7. Watching the NCAAs as a Fan — The View From the Outside

Milano’s experience of attending the NCAA championships as a spectator after leaving D1 tennis provides an unusual perspective. She describes the experience as clarifying rather than painful — watching players compete at the highest college level from outside the arena, she no longer felt the anxiety or pressure of belonging. She had found something she loved more (journalism) and the tennis she was watching was beautiful in a way she hadn’t appreciated when she was inside it.

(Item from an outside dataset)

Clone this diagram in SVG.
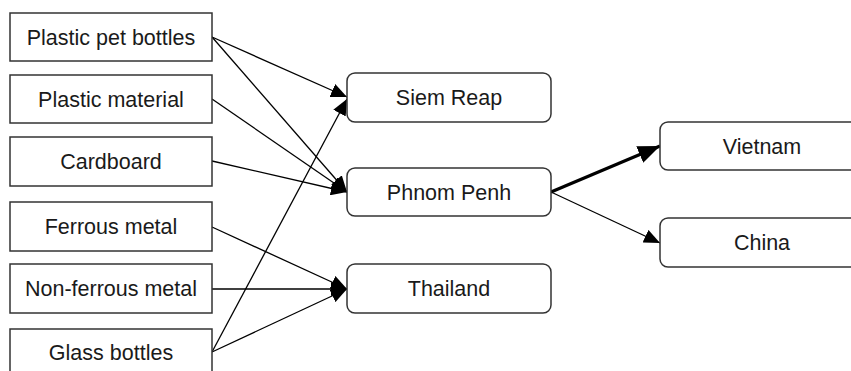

Her observation is a reminder that for many players, the right relationship with tennis is not as a competitor but as a fan, a journalist, a coach, or a community member.

Actionable Advice for Families

  • Do not treat a Division I scholarship offer as the endpoint of college recruiting due diligence — the offer is the beginning of the most important research phase, when families should investigate day-to-day program life, town/campus culture, academic support, and program culture for players who struggle
  • Ask coaches directly what they communicate at key match moments and how their communication style changes in high-pressure situations — the answer reveals whether the coach simplifies and trusts players, or overloads them with options in moments requiring decisiveness
  • Prepare junior players to build a post-tennis identity before their senior season begins — the transition is healthier when it is proactive and has been practiced, not when it is forced by graduation
  • If a program feels wrong after enrollment, transferring is a legitimate and recoverable decision — Milano’s story demonstrates that a misfit D1 situation is not a failure, and a well-chosen transfer program can produce better outcomes than staying in the wrong environment

INTENNSE Relevance

  • Player identity and transition: Davidson’s planned post-tennis career at Northrop Grumman and Milano’s transfer to journalism both reflect the reality that most college tennis players need professional identities beyond tennis — INTENNSE’s college-to-pro bridge is most valuable to the small fraction who can play professionally, but the league’s visibility and network can create career pathways for the broader population of former college players
  • Coaching communication under pressure: The observation that the best college coaches simplify their message in pressure moments directly informs INTENNSE’s coaching approach — the league’s 7-bolt arc format creates multiple discrete pressure moments per match where coaches must communicate with precision, and training coaches to strip their messaging down is a competitive advantage
  • Program fit vs. offer prestige: Milano’s transfer story is a cautionary tale that applies to INTENNSE player recruitment as well — assembling teams by prestige-of-offer rather than by fit-to-team-culture will produce the same misalignment she experienced, just at the professional level
  • Broadcast narrative: The senior-season emotional arc Davidson describes — knowing every match might be the last — is a broadcast narrative frame INTENNSE can deploy for its own players at season-end moments; the emotional weight of final matches is accessible and relatable to general sports audiences
  • Fan conversion: Milano’s experience of falling in love with tennis as a spectator after leaving as a competitor reflects the audience-building potential INTENNSE has with former players — people who played college tennis but left the competitive pipeline are a natural INTENNSE fan and ambassador community
  • Tournament event operations: The on-site interview format from Athens provides a model for INTENNSE’s own event coverage — embedded storytelling at the tournament site, capturing player and coach perspectives in real time, creates content that no broadcast camera alone can generate

Notable Quotes

“Being named captain my sophomore year forced me to grow up as a leader before my game was ready — but I think that was the point.”

“The freshmen were the clutch players in my final tournament. They didn’t know it was supposed to be scary.”

“When my coach told me exactly where to serve on deuce points — not gave me options, told me — that’s when it clicked.”

“I evaluated the offer. I should have evaluated the life.”

“Watching from the stands, the tennis was beautiful in a way I never appreciated when I was inside it.”